Tolo Harbour coastal archaeological site - 10/08/2016
Tuesday, 09 August 2016 20:43

The site located off the Sai Kung West Country Park north east of Hong Kong Island consists of many stone flakes and at least two large stone boulder (cores) from which the flakes came from, and spread over an area of about 200m along a pebble beach. The two large stone cores, of which the largest and well-used one measures 0.6m height, 0.6m diameter (at broadest), and 0.35m diameter at the top. They were seen on a falling tide and about 10m below the high tide mark, and approximately 1m below the predicted high tide for the nearby coast.


In 2007, HKUHG visited the area and viewed the large stone core when snorkeling in about 1m of water. In this latest 2016 visit, only the core and flakes above water could be seen, although there could be artefacts further out to sea, but an inspection was hampered by poor visibility and the soft silty seabed.
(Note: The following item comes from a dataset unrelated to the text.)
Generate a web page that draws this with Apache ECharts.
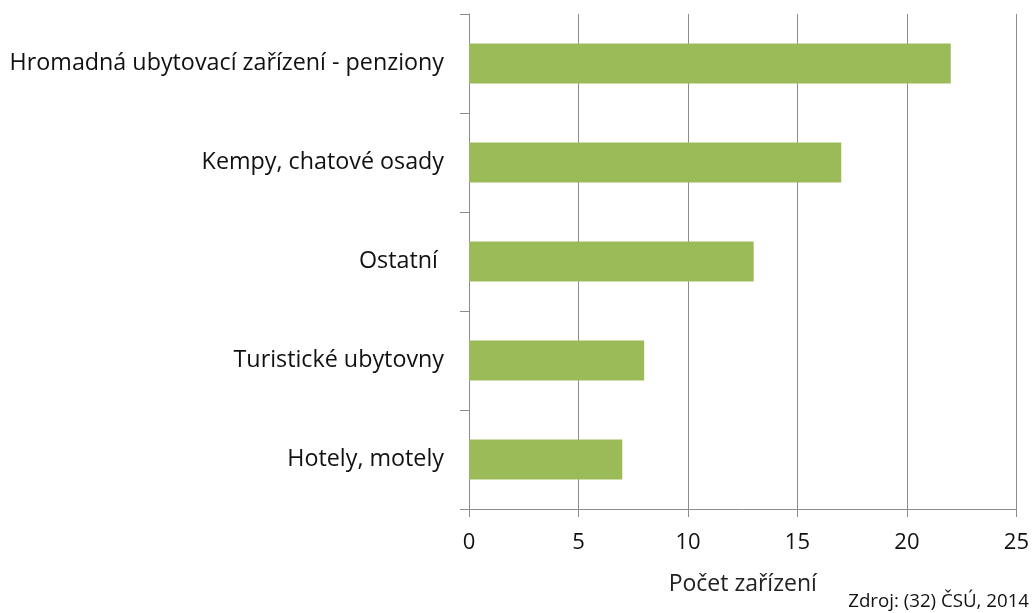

The site was investigated and documented by the Hong Kong Archaeological Society in 2004. From their research, they believe the site is more than 6,000 years old, given this was when the current sea level was achieved. The site appears to sit on a terrace adjacent to an ancient river running out of Tolo Harbour. They interpreted the site as an ‘ancient lithic manufacturing workshop’.


Many photographs were taken of the main core and some of the flakes. Only a few flakes seem to have secondary working, of which some were photographed.


A 3D model was made of the one main core.